**GOAL**
Transcribe the records below exactly, leaving out any pictures.

Plotting code records
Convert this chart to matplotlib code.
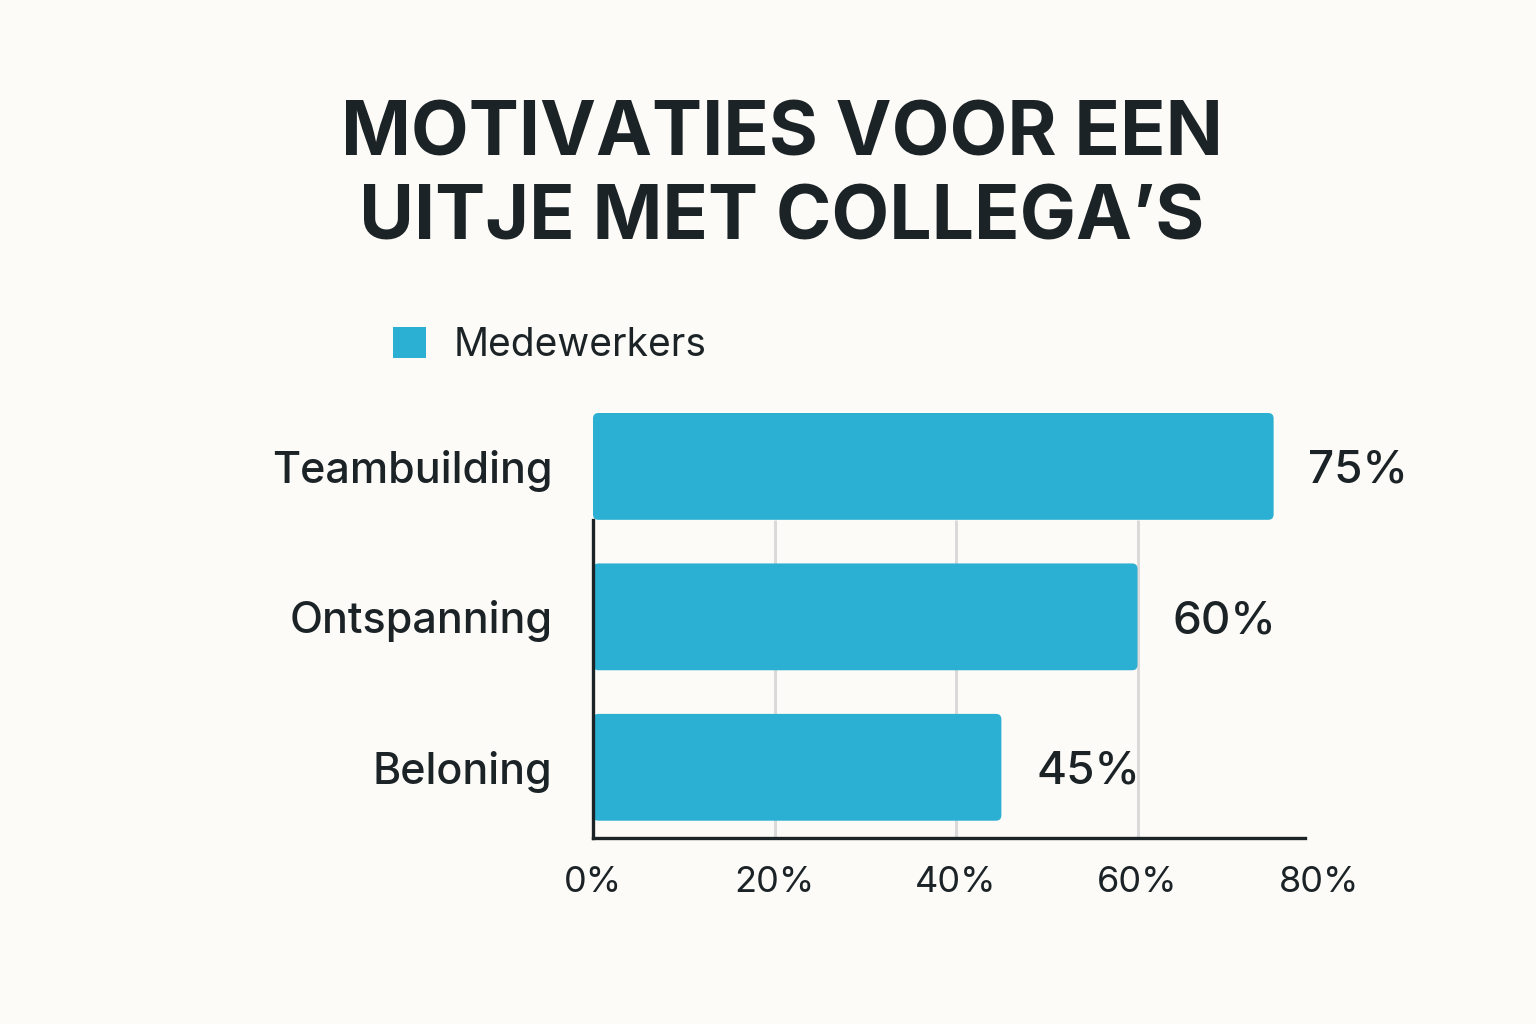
import matplotlib
matplotlib.use("Agg")
import matplotlib.pyplot as plt
from matplotlib.patches import FancyBboxPatch, Patch

# ---- data ----
categories = ["Beloning", "Ontspanning", "Teambuilding"]
values = [45, 60, 75]
value_labels = ["45%", "60%", "75%"]
xticks = [0, 20, 40, 60, 80]
xtick_labels = ["0%", "20%", "40%", "60%", "80%"]
series_name = "Medewerkers"
title = "MOTIVATIES VOOR EEN\nUITJE MET COLLEGA\u2019S"

BG = "#FCFBF7"
BAR = "#2BAFD2"
TXT = "#1C2327"
GRID = "#DADADA"

plt.rcParams["font.family"] = ["Inter", "DejaVu Sans"]

fig = plt.figure(figsize=(15.36, 10.24), dpi=100, facecolor=BG)

bar_h = 0.71
ylo = -0.47
yhi = (len(categories) - 1) + bar_h / 2
ax_bottom_px, ax_top_px = 838, 413
ax = fig.add_axes([593 / 1536, 1 - ax_bottom_px / 1024, 726 / 1536,
                   (ax_bottom_px - ax_top_px) / 1024])
ax.set_facecolor("none")

ax.set_yticks(range(len(categories)))
ax.set_yticklabels(categories, fontsize=31, color=TXT, fontweight="medium")
ax.set_xticks(xticks)
ax.set_xticklabels(xtick_labels, fontsize=26, color=TXT)
ax.set_xlim(0, 80)
ax.set_ylim(ylo, yhi)
ax.tick_params(axis="y", length=0, pad=29)
ax.tick_params(axis="x", length=0, pad=20)

# aspect factor for rounded corners (px per x-unit / px per y-unit)
px_x = 726 / 80
px_y = (ax_bottom_px - ax_top_px) / (yhi - ylo)
aspect = px_x / px_y

for i, v in enumerate(values):
    p = FancyBboxPatch((0, i - bar_h / 2), v, bar_h,
                       boxstyle="round,pad=0,rounding_size=0.6",
                       mutation_aspect=aspect,
                       facecolor=BAR, edgecolor="none", zorder=3)
    ax.add_patch(p)
    ax.annotate(value_labels[i], xy=(v, i), xytext=(25, 0), textcoords="offset points",
                ha="left", va="center_baseline", fontsize=33, color=TXT, zorder=4,
                fontweight="medium")

# grid lines end below the top bar
grid_top = (len(categories) - 1) - bar_h / 2
ax.vlines(xticks[1:-1], ylo, grid_top, colors=GRID, linewidth=2.2, zorder=0)

for s in ["top", "right"]:
    ax.spines[s].set_visible(False)
for s in ["left", "bottom"]:
    ax.spines[s].set_color(TXT)
    ax.spines[s].set_linewidth(2.4)
    ax.spines[s].set_zorder(5)
ax.spines["left"].set_bounds(ylo, grid_top)
ax.spines["bottom"].set_bounds(0, 78.5)

fig.text(782 / 1536, 1 - 178 / 1024, title, ha="center", va="center",
         fontsize=54, fontweight="bold", color=TXT, linespacing=1.22)

leg = fig.legend(handles=[Patch(facecolor=BAR, edgecolor="none", label=series_name)],
                 loc="center left", bbox_to_anchor=(358 / 1536, 1 - 345 / 1024),
                 frameon=False, fontsize=28, handlelength=0.85, handleheight=0.85,
                 handletextpad=0.7, labelcolor=TXT)

fig.savefig("out.png", dpi=100, facecolor=BG)
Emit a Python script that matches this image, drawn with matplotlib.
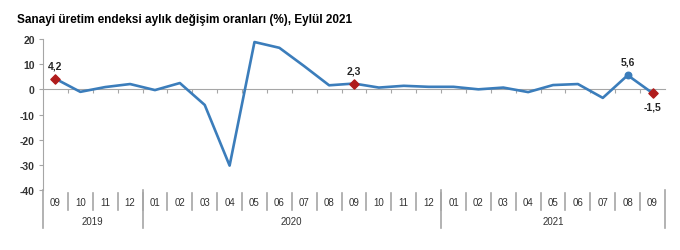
import matplotlib
matplotlib.use("Agg")
import matplotlib.pyplot as plt
from matplotlib.transforms import blended_transform_factory

plt.rcParams['font.family'] = ['Liberation Sans', 'DejaVu Sans']

months = ["09", "10", "11", "12",
          "01", "02", "03", "04", "05", "06", "07", "08", "09", "10", "11", "12",
          "01", "02", "03", "04", "05", "06", "07", "08", "09"]
years = ["2019", "2020", "2021"]
year_counts = [4, 12, 9]
values = [4.2, -1.0, 0.9, 2.1, -0.3, 2.5, -6.2, -30.3, 18.8, 16.5, 9.2, 1.6, 2.3,
          0.7, 1.4, 1.0, 1.0, 0.0, 0.7, -1.1, 1.7, 2.1, -3.4, 5.6, -1.5]
red_idx = [0, 12, 24]
blue_idx = [23]
yticks = [20, 10, 0, -10, -20, -30, -40]

line_color = "#3b7dbb"
red = "#b01c1c"
gray = "#a6a6a6"

fig = plt.figure(figsize=(6.8, 2.51), dpi=100)
ax = fig.add_axes([43/680, 1-191/251, (665-43)/680, (191-40)/251])
x = list(range(len(values)))
ax.plot(x, values, color=line_color, lw=1.9, zorder=3)
ax.scatter([x[i] for i in red_idx], [values[i] for i in red_idx], marker="D",
           s=22, color=red, zorder=4)
ax.scatter([x[i] for i in blue_idx], [values[i] for i in blue_idx], marker="o",
           s=22, color=line_color, zorder=4)

def fmt(v):
    return ("%.1f" % v).replace(".", ",")

for i in red_idx + blue_idx:
    v = values[i]
    if v >= 0:
        ax.annotate(fmt(v), (x[i], v), xytext=(0, 6), textcoords="offset points",
                    ha="center", va="bottom", fontsize=7.5, fontweight="bold", color="#262626")
    else:
        ax.annotate(fmt(v), (x[i], v), xytext=(0, -6), textcoords="offset points",
                    ha="center", va="top", fontsize=7.5, fontweight="bold", color="#262626")

ax.set_xlim(-0.5, len(values) - 0.5)
ax.set_ylim(-40, 20)
ax.set_yticks(yticks)
ax.set_yticklabels([str(t) for t in yticks], fontsize=7.5, fontweight="bold", color="#333333")
ax.tick_params(axis="y", length=3, color=gray, pad=3)
for s in ["top", "right"]:
    ax.spines[s].set_visible(False)
ax.spines["left"].set_color(gray)
ax.spines["bottom"].set_position(("data", 0))
ax.spines["bottom"].set_color(gray)
ax.set_xticks([i + 0.5 for i in range(len(values) - 1)])
ax.set_xticklabels([])
ax.tick_params(axis="x", length=3, color=gray, direction="out")

trans = blended_transform_factory(ax.transData, ax.transAxes)
h = 151
for i, m in enumerate(months):
    ax.text(i, -12/h, m, transform=trans, ha="center", va="center",
            fontsize=7, color="#333333")
# separators
for i in range(1, len(months)):
    ax.plot([i - 0.5, i - 0.5], [-3/h, -20/h], transform=trans, color=gray,
            lw=1.2, clip_on=False)
bounds = [-0.5]
for c in year_counts:
    bounds.append(bounds[-1] + c)
for b in bounds:
    ax.plot([b, b], [0, -38/h], transform=trans, color=gray, lw=1.2, clip_on=False)
for j, yr in enumerate(years):
    ax.text((bounds[j] + bounds[j + 1]) / 2, -31/h, yr, transform=trans,
            ha="center", va="center", fontsize=7, color="#333333")

fig.text(17/680, 1-20/251, "Sanayi üretim endeksi aylık değişim oranları (%), Eylül 2021",
         fontsize=8.5, fontweight="bold", va="center", ha="left", color="black")

fig.savefig("out.png", dpi=100, facecolor="white")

**FINAL RESULT**
Convert this chart to matplotlib code.
import matplotlib
matplotlib.use("Agg")
import matplotlib.pyplot as plt
from matplotlib.patches import FancyBboxPatch, Patch

# ---- data ----
categories = ["Beloning", "Ontspanning", "Teambuilding"]
values = [45, 60, 75]
value_labels = ["45%", "60%", "75%"]
xticks = [0, 20, 40, 60, 80]
xtick_labels = ["0%", "20%", "40%", "60%", "80%"]
series_name = "Medewerkers"
title = "MOTIVATIES VOOR EEN\nUITJE MET COLLEGA\u2019S"

BG = "#FCFBF7"
BAR = "#2BAFD2"
TXT = "#1C2327"
GRID = "#DADADA"

plt.rcParams["font.family"] = ["Inter", "DejaVu Sans"]

fig = plt.figure(figsize=(15.36, 10.24), dpi=100, facecolor=BG)

bar_h = 0.71
ylo = -0.47
yhi = (len(categories) - 1) + bar_h / 2
ax_bottom_px, ax_top_px = 838, 413
ax = fig.add_axes([593 / 1536, 1 - ax_bottom_px / 1024, 726 / 1536,
                   (ax_bottom_px - ax_top_px) / 1024])
ax.set_facecolor("none")

ax.set_yticks(range(len(categories)))
ax.set_yticklabels(categories, fontsize=31, color=TXT, fontweight="medium")
ax.set_xticks(xticks)
ax.set_xticklabels(xtick_labels, fontsize=26, color=TXT)
ax.set_xlim(0, 80)
ax.set_ylim(ylo, yhi)
ax.tick_params(axis="y", length=0, pad=29)
ax.tick_params(axis="x", length=0, pad=20)

# aspect factor for rounded corners (px per x-unit / px per y-unit)
px_x = 726 / 80
px_y = (ax_bottom_px - ax_top_px) / (yhi - ylo)
aspect = px_x / px_y

for i, v in enumerate(values):
    p = FancyBboxPatch((0, i - bar_h / 2), v, bar_h,
                       boxstyle="round,pad=0,rounding_size=0.6",
                       mutation_aspect=aspect,
                       facecolor=BAR, edgecolor="none", zorder=3)
    ax.add_patch(p)
    ax.annotate(value_labels[i], xy=(v, i), xytext=(25, 0), textcoords="offset points",
                ha="left", va="center_baseline", fontsize=33, color=TXT, zorder=4,
                fontweight="medium")

# grid lines end below the top bar
grid_top = (len(categories) - 1) - bar_h / 2
ax.vlines(xticks[1:-1], ylo, grid_top, colors=GRID, linewidth=2.2, zorder=0)

for s in ["top", "right"]:
    ax.spines[s].set_visible(False)
for s in ["left", "bottom"]:
    ax.spines[s].set_color(TXT)
    ax.spines[s].set_linewidth(2.4)
    ax.spines[s].set_zorder(5)
ax.spines["left"].set_bounds(ylo, grid_top)
ax.spines["bottom"].set_bounds(0, 78.5)

fig.text(782 / 1536, 1 - 178 / 1024, title, ha="center", va="center",
         fontsize=54, fontweight="bold", color=TXT, linespacing=1.22)

leg = fig.legend(handles=[Patch(facecolor=BAR, edgecolor="none", label=series_name)],
                 loc="center left", bbox_to_anchor=(358 / 1536, 1 - 345 / 1024),
                 frameon=False, fontsize=28, handlelength=0.85, handleheight=0.85,
                 handletextpad=0.7, labelcolor=TXT)

fig.savefig("out.png", dpi=100, facecolor=BG)
Emit a Python script that matches this image, drawn with matplotlib.
import matplotlib
matplotlib.use("Agg")
import matplotlib.pyplot as plt
from matplotlib.transforms import blended_transform_factory

plt.rcParams['font.family'] = ['Liberation Sans', 'DejaVu Sans']

months = ["09", "10", "11", "12",
          "01", "02", "03", "04", "05", "06", "07", "08", "09", "10", "11", "12",
          "01", "02", "03", "04", "05", "06", "07", "08", "09"]
years = ["2019", "2020", "2021"]
year_counts = [4, 12, 9]
values = [4.2, -1.0, 0.9, 2.1, -0.3, 2.5, -6.2, -30.3, 18.8, 16.5, 9.2, 1.6, 2.3,
          0.7, 1.4, 1.0, 1.0, 0.0, 0.7, -1.1, 1.7, 2.1, -3.4, 5.6, -1.5]
red_idx = [0, 12, 24]
blue_idx = [23]
yticks = [20, 10, 0, -10, -20, -30, -40]

line_color = "#3b7dbb"
red = "#b01c1c"
gray = "#a6a6a6"

fig = plt.figure(figsize=(6.8, 2.51), dpi=100)
ax = fig.add_axes([43/680, 1-191/251, (665-43)/680, (191-40)/251])
x = list(range(len(values)))
ax.plot(x, values, color=line_color, lw=1.9, zorder=3)
ax.scatter([x[i] for i in red_idx], [values[i] for i in red_idx], marker="D",
           s=22, color=red, zorder=4)
ax.scatter([x[i] for i in blue_idx], [values[i] for i in blue_idx], marker="o",
           s=22, color=line_color, zorder=4)

def fmt(v):
    return ("%.1f" % v).replace(".", ",")

for i in red_idx + blue_idx:
    v = values[i]
    if v >= 0:
        ax.annotate(fmt(v), (x[i], v), xytext=(0, 6), textcoords="offset points",
                    ha="center", va="bottom", fontsize=7.5, fontweight="bold", color="#262626")
    else:
        ax.annotate(fmt(v), (x[i], v), xytext=(0, -6), textcoords="offset points",
                    ha="center", va="top", fontsize=7.5, fontweight="bold", color="#262626")

ax.set_xlim(-0.5, len(values) - 0.5)
ax.set_ylim(-40, 20)
ax.set_yticks(yticks)
ax.set_yticklabels([str(t) for t in yticks], fontsize=7.5, fontweight="bold", color="#333333")
ax.tick_params(axis="y", length=3, color=gray, pad=3)
for s in ["top", "right"]:
    ax.spines[s].set_visible(False)
ax.spines["left"].set_color(gray)
ax.spines["bottom"].set_position(("data", 0))
ax.spines["bottom"].set_color(gray)
ax.set_xticks([i + 0.5 for i in range(len(values) - 1)])
ax.set_xticklabels([])
ax.tick_params(axis="x", length=3, color=gray, direction="out")

trans = blended_transform_factory(ax.transData, ax.transAxes)
h = 151
for i, m in enumerate(months):
    ax.text(i, -12/h, m, transform=trans, ha="center", va="center",
            fontsize=7, color="#333333")
# separators
for i in range(1, len(months)):
    ax.plot([i - 0.5, i - 0.5], [-3/h, -20/h], transform=trans, color=gray,
            lw=1.2, clip_on=False)
bounds = [-0.5]
for c in year_counts:
    bounds.append(bounds[-1] + c)
for b in bounds:
    ax.plot([b, b], [0, -38/h], transform=trans, color=gray, lw=1.2, clip_on=False)
for j, yr in enumerate(years):
    ax.text((bounds[j] + bounds[j + 1]) / 2, -31/h, yr, transform=trans,
            ha="center", va="center", fontsize=7, color="#333333")

fig.text(17/680, 1-20/251, "Sanayi üretim endeksi aylık değişim oranları (%), Eylül 2021",
         fontsize=8.5, fontweight="bold", va="center", ha="left", color="black")

fig.savefig("out.png", dpi=100, facecolor="white")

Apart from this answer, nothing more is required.